The morning weather was unusually warm and the blizzard hit mid-day catching all unprepared.

The characters and their backgrounds are well developed; you weep for these victems.

Should be required reading for anyone interested in early Am. History in the Great Plane States.
★ ★ ★ ★ ☆
andrea dunlop
I grew up in Nebraska, and studied the blizzard of 1888 in school. The story is very compelling, and kept my interest. The hardest part of reading the book was keeping all the names and locations straight in my mind. Highly recommend this book for history buffs.
★ ★ ★ ★ ★
leonard kaufmann
This is a book filled with emotion and enlightened me on the "good old days". This is actually the second copy I ordered and gave it to a family member. I couldn't part with my copy, going to read it again.
★ ★ ★ ★ ☆
sara blanchard
This was a well researched book. The narative is very smooth and reads like a novel. Taking the history of several families involved made the story seem much more personal. I highly recommend this book
★ ★ ★ ☆ ☆
nikolas
"I have seen the Dread of Dakota."

Sadie Shaw, pioneer wife, from a letter to Eastern relatives.

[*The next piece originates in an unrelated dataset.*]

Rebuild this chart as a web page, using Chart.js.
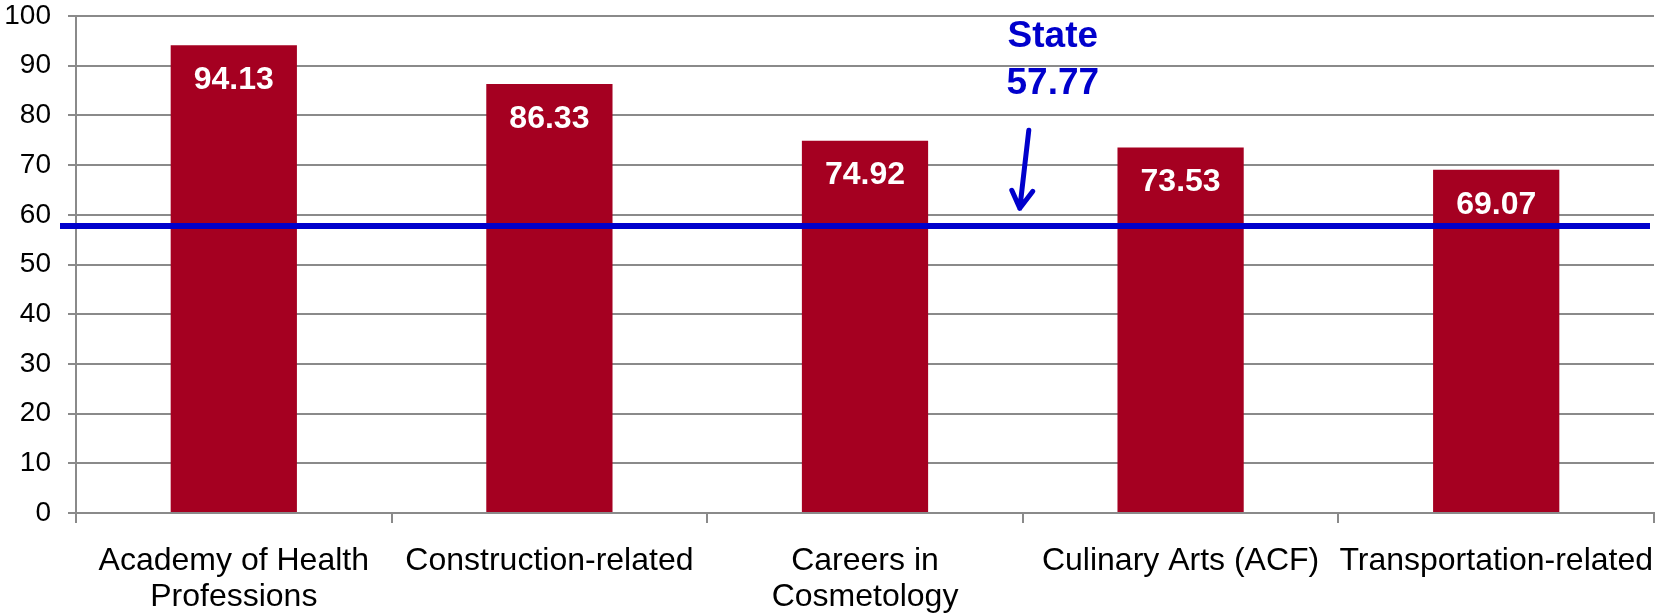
<!DOCTYPE html>
<html>
<head>
<meta charset="utf-8">
<script src="https://cdn.jsdelivr.net/npm/chart.js@4.4.1/dist/chart.umd.min.js"></script>
<style>
  html, body { margin: 0; padding: 0; background: #fff; }
  #wrap { width: 1669px; height: 615px; }
</style>
</head>
<body>
<div id="wrap"><canvas id="programChart" width="1669" height="615"></canvas></div>
<script>
// Data
const programs = [
  ["Academy of Health", "Professions"],
  "Construction-related",
  ["Careers in", "Cosmetology"],
  "Culinary Arts (ACF)",
  "Transportation-related",
];
const scores = [94.13, 86.33, 74.92, 73.53, 69.07];
const stateLabel = "State";
const stateValue = 57.77;
const yTicks = [0, 10, 20, 30, 40, 50, 60, 70, 80, 90, 100];

const FONT = "'Liberation Sans', Arial, sans-serif";
const GRID = "#8a8a8a";
const BAR = "#a50021";
const BLUE = "#0000cc";

// white value labels inside the top of each bar
const valueLabels = {
  id: "valueLabels",
  afterDatasetsDraw(chart) {
    const ctx = chart.ctx;
    const meta = chart.getDatasetMeta(0);
    ctx.save();
    ctx.fillStyle = "#fff";
    ctx.font = "bold 32px " + FONT;
    ctx.textAlign = "center";
    ctx.textBaseline = "middle";
    meta.data.forEach((bar, i) => {
      ctx.fillText(scores[i].toFixed(2), bar.x, bar.y + 35);
    });
    ctx.restore();
  },
};

// state average line, label and arrow
const stateLine = {
  id: "stateLine",
  afterDatasetsDraw(chart) {
    const ctx = chart.ctx;
    const area = chart.chartArea;
    const x = chart.scales.x;
    const y = chart.scales.y;
    const yLine = y.getPixelForValue(stateValue);

    ctx.save();
    ctx.strokeStyle = BLUE;
    ctx.lineWidth = 6;
    ctx.beginPath();
    ctx.moveTo(area.left - 16, yLine);
    ctx.lineTo(area.right - 4, yLine);
    ctx.stroke();

    // between 3rd and 4th category
    const xMid = (x.getPixelForValue(2) + x.getPixelForValue(3)) / 2;
    ctx.fillStyle = BLUE;
    ctx.font = "bold 37px " + FONT;
    ctx.textAlign = "center";
    ctx.textBaseline = "alphabetic";
    ctx.fillText(stateLabel, xMid + 30, y.getPixelForValue(93.7));
    ctx.fillText(stateValue.toFixed(2), xMid + 30, y.getPixelForValue(84.4));

    // arrow
    const x0 = xMid + 6, y0 = y.getPixelForValue(77);
    const x1 = xMid - 3, y1 = y.getPixelForValue(61.3);
    ctx.lineWidth = 5;
    ctx.lineCap = "round";
    ctx.lineJoin = "round";
    ctx.beginPath();
    ctx.moveTo(x0, y0);
    ctx.lineTo(x1, y1);
    ctx.moveTo(x1 - 8, y1 - 18);
    ctx.lineTo(x1, y1);
    ctx.lineTo(x1 + 13, y1 - 17);
    ctx.stroke();
    ctx.restore();
  },
};

new Chart(document.getElementById("programChart"), {
  type: "bar",
  data: {
    labels: programs,
    datasets: [
      {
        data: scores,
        backgroundColor: BAR,
        borderWidth: 0,
        categoryPercentage: 0.4,
        barPercentage: 1,
      },
    ],
  },
  options: {
    responsive: false,
    animation: false,
    events: [],
    layout: { padding: { top: 16, right: 15, left: 0, bottom: 0 } },
    plugins: {
      legend: { display: false },
      tooltip: { enabled: false },
    },
    scales: {
      x: {
        afterFit: (s) => { s.height = 102; s.paddingLeft = 0; s.paddingRight = 0; },
        grid: {
          display: true,
          drawOnChartArea: false,
          drawTicks: true,
          tickLength: 10,
          color: GRID,
          lineWidth: 2,
          offset: true,
        },
        border: { color: GRID, width: 2 },
        ticks: {
          color: "#000",
          font: { family: FONT, size: 32, lineHeight: 1.13 },
          padding: 20,
          maxRotation: 0,
          autoSkip: false,
        },
      },
      y: {
        min: 0,
        max: 100,
        afterFit: (s) => { s.width = 76; s.paddingTop = 0; s.paddingBottom = 0; },
        afterBuildTicks: (s) => { s.ticks = yTicks.map((v) => ({ value: v })); },
        grid: {
          color: GRID,
          lineWidth: 2,
          drawTicks: true,
          tickLength: 8,
        },
        border: { color: GRID, width: 2 },
        ticks: {
          color: "#000",
          font: { family: FONT, size: 28 },
          padding: 17,
        },
      },
    },
  },
  plugins: [valueLabels, stateLine],
});
</script>
</body>
</html>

I bought this because and my mother grew up on a S. Dakota cattle ranch and I recall my grandfather talking about the Blizzard of '88. (He was born in the 1890s.) One aspect of the social history of the region - settlement of the plains by immigrants - was well covered. The description of 19th C. meteorology and of the science of freezing to death were exhaustively informative. But, I was way more interested in social history in relation to the particular tragedy this book covers. A huge flaw: the absence of the Sioux and other Native Americans outside a few brief accounts of military actions. This is weird for two reasons: (1) the native people were a crucial thread in the social, political, and environmental fabric of the region, and (2) this is a 21st C., not 18th C., account! How did they & their children fare in The Children's Blizzard? We learn nothing about this. Imagine a modern account of San Francisco's 1906 earthquake without describing its effect on Chinatown! The best chapter, for me, was the last one,"Aftermath" -especially its summary of the human cost and utter failure of the gov't's policy of populating the plains on a scale its environment could not support. I would also have liked the perspective a few old photos of prairie winters, which are plentiful. How about more maps? There's only one and there can really never be TOO MANY maps! For a weather buff (like my dad), this book would probably rate 5 stars, but if social history is your thing, 3 1/2 stars is about right.
★ ★ ★ ★ ★
jennie lanz
Laskin provides vivid description of the several and varied people who populated the northern great plains in the nineteenth century. His development of the story brings the reader to an inescapable sense of foreboding in the face of nature's unrelenting ability to dominate our lives. I shivered, grieved and rejoiced in turn with the pioneers who faced, survived or succumbed to The Children's Blizzard of January 12, 1988.
★ ★ ★ ★ ★
tripp moultrie
Excellent book. Very well written. Documents in very readable detail a portion of American history about which few people know. This is one of the best books ever written concerning the Northern Plains.